Review of Asunder

Book Reviews

Asunder

Fiction by Robert Lopez

Dzanc Books, November 2010

Paperback: 165pp; $16.95

Review by Alex Myers

A dense collection, Asunder is half short stories, most of them very short, and half a novella-in-shorts. In the first section of unconnected shorts, Robert Lopez moves through scenes and characters that are mostly blank, anonymous—they could be anywhere and anyone. For this reason, the stories have a haunting quality, a creepy sort of universality.

As a master of the very short form, Lopez wastes no words. Within the first phrase of a story, he locks in to meaning. Take, for instance, the opening line of “Scar”: “This Deborah talks out of the left side of her mouth, as if she’s trying to keep what she says secret from her own right ear.” Themes, such as lop-sidedness, secrecy, halves, and self, jump out of the sentence and then drive the rest of the story. The sparseness with which Lopez writes lightens the stories; he gives just enough to avoid confusion, as with these lines from later in the same story:

Just as we are pulling up to a red light she says like she is accusing me of something, You’re not wearing the seat belt. I answer, I only put it on when it rains. Out of the left side of her mouth comes, You’ve never gone through a windshield.

Suggestiveness is a strength; this is prose full of possibility. Not over-written, not lacking any key details, he continues to strike the perfect balance.

Several themes recur throughout the short stories in the first half of Asunder. One of these is metafiction, best captured by the title story. In this piece, the prose and purpose are front and center: “Someone in particular wanted to compose a story without characters and details. Without a setting. No themes, no ambiguities…A story without exposition or a conflict or an arc and with nothing at all at stake.” The irony, of course, is that between these musings, there is a story that has all of these disavowed components.

Many of the stories are also styled as “variations on a theme.” These shorts call to mind the piano piece “The Goldberg Variations,” in which a phrase is taken and modified, added to, sped up, slowed down, thoroughly explored—though Lopez’s method is more like Phillip Glass than Bach. For instance, in “Priapism,” a five page story, there are sixteen variants of a situation involving a man with an erection, his wife, children, a bathroom, a dog, a roast in the oven, and the kitchen table. It is baffling and delightful, playful and serious, a gorgeous statement of how prose can be turned inside-out and back again.

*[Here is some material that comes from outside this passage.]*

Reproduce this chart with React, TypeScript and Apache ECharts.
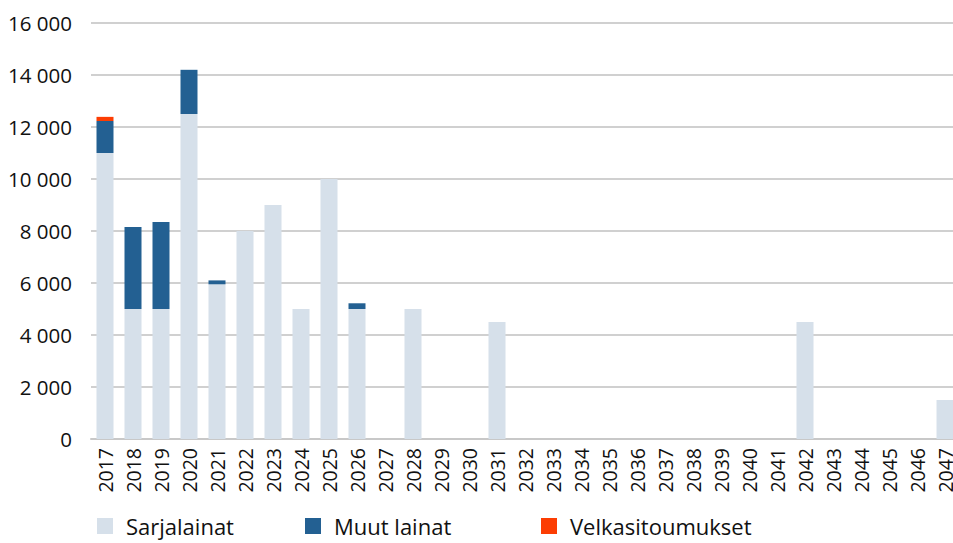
import React, { useEffect, useRef } from "react";
import * as echarts from "echarts";

const years = [
  "2017","2018","2019","2020","2021","2022","2023","2024","2025","2026",
  "2027","2028","2029","2030","2031","2032","2033","2034","2035","2036",
  "2037","2038","2039","2040","2041","2042","2043","2044","2045","2046","2047",
];
const sarjalainat = [
  11000, 5000, 5000, 12500, 5950, 8000, 9000, 5000, 10000, 5000,
  0, 5000, 0, 0, 4500, 0, 0, 0, 0, 0,
  0, 0, 0, 0, 0, 4500, 0, 0, 0, 0, 1500,
];
const muutLainat = [
  1230, 3150, 3350, 1700, 150, 0, 0, 0, 0, 220,
  0, 0, 0, 0, 0, 0, 0, 0, 0, 0,
  0, 0, 0, 0, 0, 0, 0, 0, 0, 0, 0,
];
const velkasitoumukset = [
  160, 0, 0, 0, 0, 0, 0, 0, 0, 0,
  0, 0, 0, 0, 0, 0, 0, 0, 0, 0,
  0, 0, 0, 0, 0, 0, 0, 0, 0, 0, 0,
];

const FONT = "Open Sans";
const C_SARJA = "#d6e0ea";
const C_MUUT = "#236092";
const C_VELKA = "#fc3d03";

const fmt = (v: number) => String(v).replace(/\B(?=(\d{3})+(?!\d))/g, " ");

export default function App() {
  const ref = useRef<HTMLDivElement>(null);
  useEffect(() => {
    if (!ref.current) return;
    const chart = echarts.init(ref.current, null, { renderer: "svg" });
    const legendCommon = {
      orient: "horizontal" as const,
      top: 515,
      itemWidth: 16,
      itemHeight: 16,
      itemGap: 0,
      icon: "rect",
      textStyle: {
        fontFamily: FONT,
        fontSize: 22,
        color: "#111",
        padding: [0, 0, 0, 8],
      },
      padding: 0,
    };
    chart.setOption({
      animation: false,
      textStyle: { fontFamily: FONT },
      grid: {
        left: 91,
        right: -6,
        top: 23,
        bottom: 104,
        containLabel: false,
        outerBoundsMode: "none",
      },
      legend: [
        { ...legendCommon, left: 97, data: ["Sarjalainat"] },
        { ...legendCommon, left: 305, data: ["Muut lainat"] },
        { ...legendCommon, left: 541, data: ["Velkasitoumukset"] },
      ],
      xAxis: {
        type: "category",
        data: years,
        axisLine: { lineStyle: { color: "#c8c8c8", width: 2 } },
        axisTick: { show: false },
        axisLabel: {
          rotate: 90,
          interval: 0,
          margin: 9,
          fontFamily: FONT,
          fontSize: 19.5,
          color: "#111",
        },
      },
      yAxis: {
        type: "value",
        min: 0,
        max: 16000,
        interval: 2000,
        axisLine: { show: false },
        axisTick: { show: false },
        splitLine: { lineStyle: { color: "#d0d0d0", width: 2 } },
        axisLabel: {
          margin: 19,
          fontFamily: FONT,
          fontSize: 20.5,
          color: "#111",
          formatter: (v: number) => fmt(v),
        },
      },
      series: [
        {
          name: "Sarjalainat",
          type: "bar",
          stack: "total",
          data: sarjalainat,
          barWidth: 17,
          itemStyle: { color: C_SARJA },
        },
        {
          name: "Muut lainat",
          type: "bar",
          stack: "total",
          data: muutLainat,
          barWidth: 17,
          itemStyle: { color: C_MUUT },
        },
        {
          name: "Velkasitoumukset",
          type: "bar",
          stack: "total",
          data: velkasitoumukset,
          barWidth: 17,
          itemStyle: { color: C_VELKA },
        },
      ],
    });
    return () => chart.dispose();
  }, []);
  return <div ref={ref} style={{ width: 953, height: 543, position: "absolute", left: 0, top: 0 }} />;
}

For this reader, the novella-in-shorts, titled “The Trees Underground,” was not as engaging as the first half of the collection. Centered around a first-person narrator whose job is shepherding blind people, the stories explore how “the blindsters,” mostly Blind Betty and Pity Jimmy, navigate and understand the world. The plot, as well as the setting, fails to fully materialize. It is the language that brings the novella to life, particularly the speech of Blind Betty, who creates her own verbal sets, such as: “Blind Betty says Yes married No instead of Maybe So.” Once Lopez establishes a few of these idiosyncrasies of speech, the stories have a tremendous texture to them. But the spirited buoyancy of language can only support so much weight, and in other areas, the novella sags.

Admirers of the short-short form will appreciate this collection. With perfection in phrasing and attention to the minutiae of prose, Asunder presents a model for how new the English language can seem. There is nothing tried or tired here.